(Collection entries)

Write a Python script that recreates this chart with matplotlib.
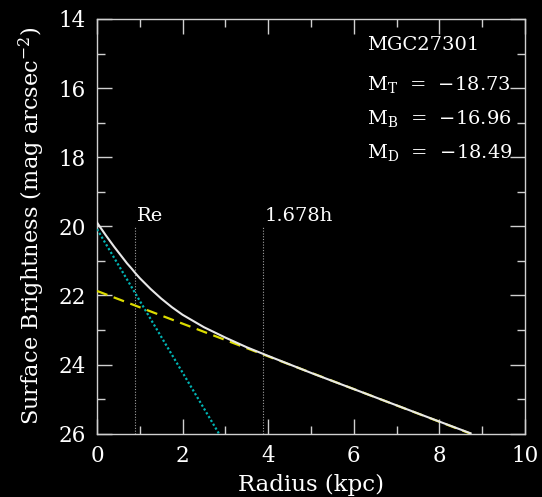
import matplotlib
matplotlib.use("Agg")
import matplotlib.pyplot as plt
from matplotlib.ticker import MultipleLocator

plt.rcParams['font.family'] = 'DejaVu Serif'
plt.rcParams['mathtext.fontset'] = 'dejavuserif'

# surface brightness profile of MGC27301 (radius in kpc, mag/arcsec^2)
r_total = [0.0, 0.1, 0.2, 0.3, 0.4, 0.5, 0.6, 0.7, 0.8, 0.9, 1.0, 1.25, 1.5,
           1.75, 2.0, 2.5, 3.0, 3.5, 4.0, 5.0, 6.0, 7.0, 8.0, 8.73]
mu_total = [19.89, 20.07, 20.25, 20.42, 20.59, 20.75, 20.91, 21.07, 21.21,
            21.36, 21.50, 21.81, 22.09, 22.34, 22.56, 22.92, 23.22, 23.50,
            23.75, 24.24, 24.71, 25.18, 25.65, 25.99]

r_bulge = [0.0, 2.85]
mu_bulge = [20.08, 26.0]

r_disk = [0.0, 8.73]
mu_disk = [21.87, 26.0]

# effective radius of bulge and 1.678 disk scale lengths
markers = [0.89, 3.87]
marker_labels = ['Re', '1.678h']

name = 'MGC27301'
mag_labels = ['T', 'B', 'D']
mag_values = [-18.73, -16.96, -18.49]

fg = '#d0d0d0'

fig = plt.figure(figsize=(5.42, 4.97), dpi=100, facecolor='black')
ax = fig.add_axes([0.179, 0.1274, 0.7896, 0.8344])
ax.set_facecolor('black')

ax.plot(r_total, mu_total, color='#e8e8e8', lw=1.5, zorder=4)
ax.plot(r_bulge, mu_bulge, color='#00b4b4', lw=1.6, ls=(0, (1, 1)), zorder=3)
ax.plot(r_disk, mu_disk, color='#dcdc00', lw=1.6, ls=(0, (5, 3)), zorder=3)

for x, lab in zip(markers, marker_labels):
    ax.plot([x, x], [26, 20.0], color='#a0a0a0', lw=0.8, ls=(0, (1, 1.5)), zorder=2)
    ax.text(x + 0.05, 19.95, lab, color='white', fontsize=14, ha='left', va='bottom')

ax.text(6.32, 14.75, name, color='white', fontsize=14, va='center')
for i, (lab, val) in enumerate(zip(mag_labels, mag_values)):
    ax.text(6.32, 15.9 + i * 0.98, r'M$_{\rm %s}$  =  $-$%.2f' % (lab, abs(val)),
            color='white', fontsize=14, va='center')

ax.set_xlim(0, 10)
ax.set_ylim(26, 14)
ax.xaxis.set_major_locator(MultipleLocator(2))
ax.xaxis.set_minor_locator(MultipleLocator(1))
ax.yaxis.set_major_locator(MultipleLocator(2))
ax.yaxis.set_minor_locator(MultipleLocator(1))
ax.tick_params(which='both', direction='in', top=True, right=True,
               color=fg, labelcolor='white', labelsize=15.5, width=1)
ax.tick_params(which='major', length=11, pad=8)
ax.tick_params(which='minor', length=6)
for s in ax.spines.values():
    s.set_color(fg)
    s.set_linewidth(1)

ax.set_xlabel('Radius (kpc)', color='white', fontsize=16.5, labelpad=5)
ax.set_ylabel(r'Surface Brightness (mag arcsec$^{-2}$)', color='white',
              fontsize=16.2, labelpad=8)

fig.savefig('out.png', dpi=100, facecolor='black')
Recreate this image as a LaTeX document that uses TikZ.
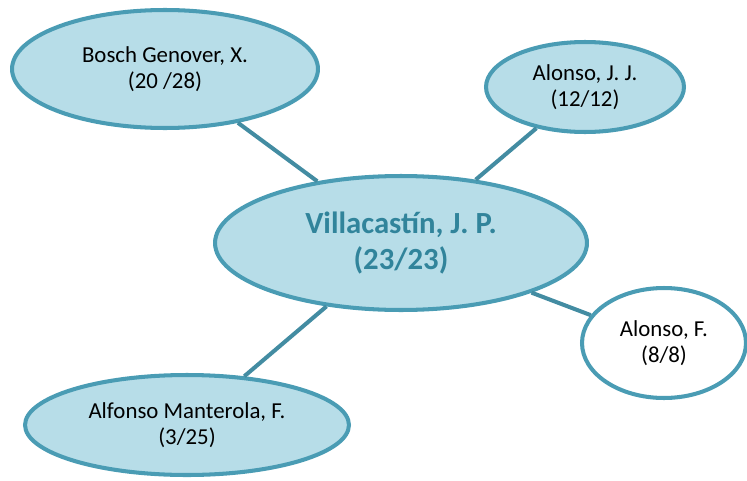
\documentclass[tikz,border=0pt]{standalone}
\usepackage{xcolor}
\usepackage{tikz}
\usetikzlibrary{shapes.geometric}
\usepackage{fontspec}
\setmainfont{Carlito}
\definecolor{autline}{HTML}{4A9CB4}
\definecolor{autfill}{HTML}{B7DDE8}
\definecolor{autmain}{HTML}{31849B}

\tikzset{
  autor/.style={ellipse,draw=autline,line width=2.3pt,fill=autfill,inner sep=0pt,
    align=center,font=\fontsize{13}{14.5}\selectfont},
  enlace/.style={draw=autline!90!black,line width=2.3pt}
}

\begin{document}
\begin{tikzpicture}[x=0.02cm,y=-0.02cm]
  \useasboundingbox (0,0) rectangle (747,480);
  \node[autor,minimum width=6.12cm,minimum height=2.36cm] (bosch) at (165,69) {Bosch Genover, X.\\(20 /28)};
  \node[autor,minimum width=3.96cm,minimum height=1.80cm] (alonsojj) at (585,87) {Alonso, J. J.\\(12/12)};
  \node[autor,minimum width=3.28cm,minimum height=2.20cm,fill=white] (alonsof) at (664,343) {Alonso, F.\\(8/8)};
  \node[autor,minimum width=6.48cm,minimum height=2.00cm] (alfonso) at (187,425) {Alfonso Manterola, F.\\(3/25)};
  \node[autor,minimum width=7.44cm,minimum height=2.68cm,text=autmain,
    font=\fontsize{17.5}{20}\selectfont\bfseries] (villa) at (401,243) {Villacastín, J. P.\\(23/23)};
  \draw[enlace] (villa) -- (bosch);
  \draw[enlace] (villa) -- (alonsojj);
  \draw[enlace] (villa) -- (alonsof);
  \draw[enlace] (villa) -- (alfonso);
\end{tikzpicture}
\end{document}
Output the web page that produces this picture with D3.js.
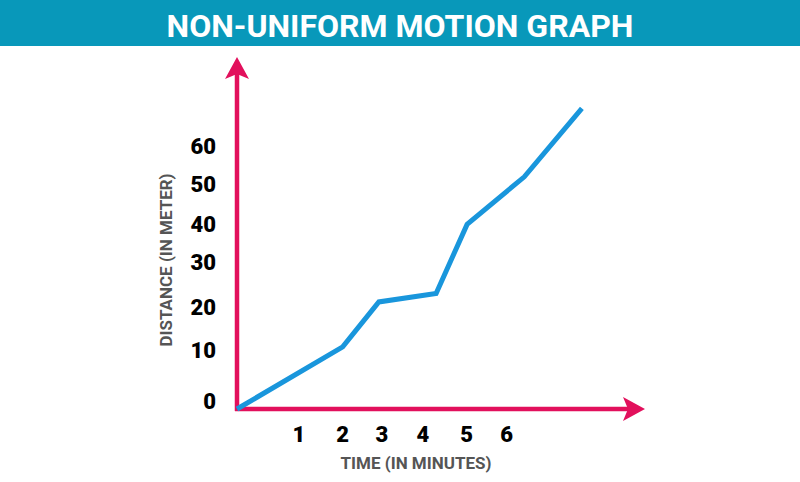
<!DOCTYPE html>
<html>
<head>
<meta charset="utf-8">
<script src="https://cdn.jsdelivr.net/npm/d3@7"></script>
<style>
  body { margin: 0; background: #fff; }
  svg { display: block; font-family: Roboto, "Noto Sans", sans-serif; }
</style>
</head>
<body>
<div id="chart"></div>
<script>
// tick labels on both axes
const timeTicks = [0, 1, 2, 3, 4, 5, 6];
const distTicks = [0, 10, 20, 30, 40, 50, 60];

// the motion line (time in minutes, distance in meter)
const times = [0, 2, 2.92, 4.3, 5.01, 6.44, 7.88];
const distances = [0, 12.6, 22.9, 24.8, 41.9, 54.0, 72.0];

const width = 800, height = 482;

const svg = d3.select("#chart").append("svg")
    .attr("width", width)
    .attr("height", height);

// title bar
svg.append("rect")
    .attr("x", 0).attr("y", 0)
    .attr("width", width).attr("height", 46)
    .attr("fill", "#0898ba");

svg.append("text")
    .attr("x", width / 2)
    .attr("y", 37)
    .attr("text-anchor", "middle")
    .attr("fill", "#fff")
    .attr("font-size", 32)
    .attr("font-weight", 700)
    .text("NON-UNIFORM MOTION GRAPH");

// the picture is hand drawn, so the scales are piecewise (polylinear)
const x = d3.scaleLinear()
    .domain(timeTicks)
    .range([237, 299, 342.7, 382, 423, 466.7, 506.7]);

const y = d3.scaleLinear()
    .domain(distTicks)
    .range([409, 358, 315, 270, 232, 192, 154]);

const pink = "#e2105c";

// axes lines
const axes = svg.append("g").attr("class", "axes");

axes.append("line")
    .attr("x1", x(0)).attr("y1", y(0) + 2)
    .attr("x2", x(0)).attr("y2", 72)
    .attr("stroke", pink)
    .attr("stroke-width", 4.5);

axes.append("line")
    .attr("x1", x(0) - 2).attr("y1", y(0))
    .attr("x2", 632).attr("y2", y(0))
    .attr("stroke", pink)
    .attr("stroke-width", 4.5);

// arrow heads
const ox = x(0), oy = y(0);
axes.append("path")
    .attr("d", `M${ox},57 L${ox + 12},79 L${ox},74 L${ox - 12},79 Z`)
    .attr("fill", pink);

axes.append("path")
    .attr("d", `M645,${oy} L623,${oy - 12} L628,${oy} L623,${oy + 12} Z`)
    .attr("fill", pink);

// line
const line = d3.line()
    .x(d => x(d[0]))
    .y(d => y(d[1]));

svg.append("path")
    .datum(d3.zip(times, distances))
    .attr("d", line)
    .attr("fill", "none")
    .attr("stroke", "#1996dc")
    .attr("stroke-width", 5)
    .attr("stroke-linejoin", "miter");

// tick labels
svg.append("g").selectAll("text")
    .data(timeTicks.slice(1))
    .join("text")
    .attr("x", d => x(d))
    .attr("y", 442)
    .attr("text-anchor", "middle")
    .attr("font-size", 22)
    .attr("font-weight", 900)
    .attr("fill", "#000")
    .text(d => d);

svg.append("g").selectAll("text")
    .data(distTicks)
    .join("text")
    .attr("x", 216)
    .attr("y", d => y(d))
    .attr("text-anchor", "end")
    .attr("font-size", 22)
    .attr("font-weight", 900)
    .attr("fill", "#000")
    .text(d => d);

// axis titles
svg.append("text")
    .attr("x", 416)
    .attr("y", 469)
    .attr("text-anchor", "middle")
    .attr("font-size", 17)
    .attr("font-weight", 700)
    .attr("fill", "#555")
    .text("TIME (IN MINUTES)");

svg.append("text")
    .attr("transform", "translate(172,260) rotate(-90)")
    .attr("text-anchor", "middle")
    .attr("font-size", 17)
    .attr("font-weight", 700)
    .attr("fill", "#555")
    .text("DISTANCE (IN METER)");
</script>
</body>
</html>
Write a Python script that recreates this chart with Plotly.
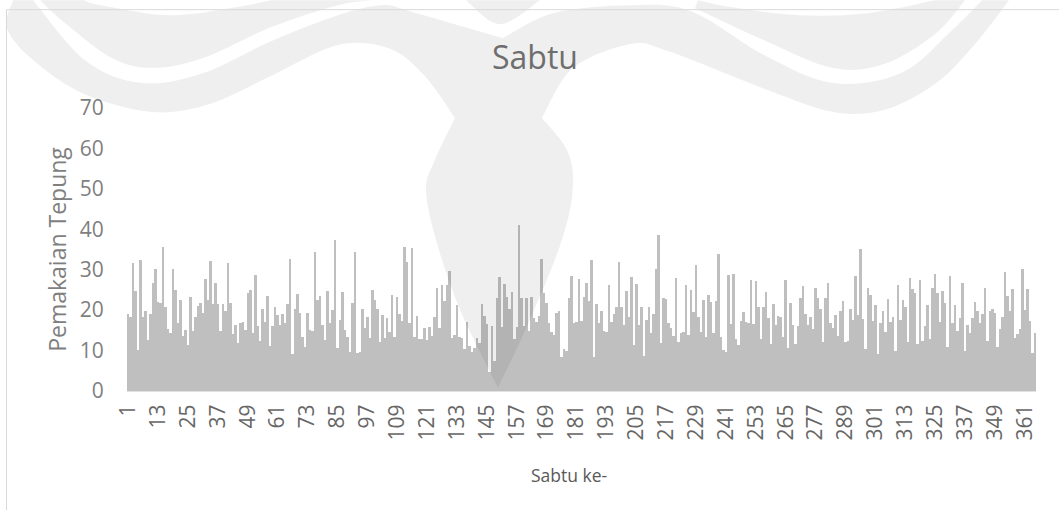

Given request
Take the lines above from the top of the records through the one with "plt.rcParams['mathtext.fontset'] = 'dejavuserif'" and repeat them exactly, without any pictures.

The completed task
Write a Python script that recreates this chart with matplotlib.
import matplotlib
matplotlib.use("Agg")
import matplotlib.pyplot as plt
from matplotlib.ticker import MultipleLocator

plt.rcParams['font.family'] = 'DejaVu Serif'
plt.rcParams['mathtext.fontset'] = 'dejavuserif'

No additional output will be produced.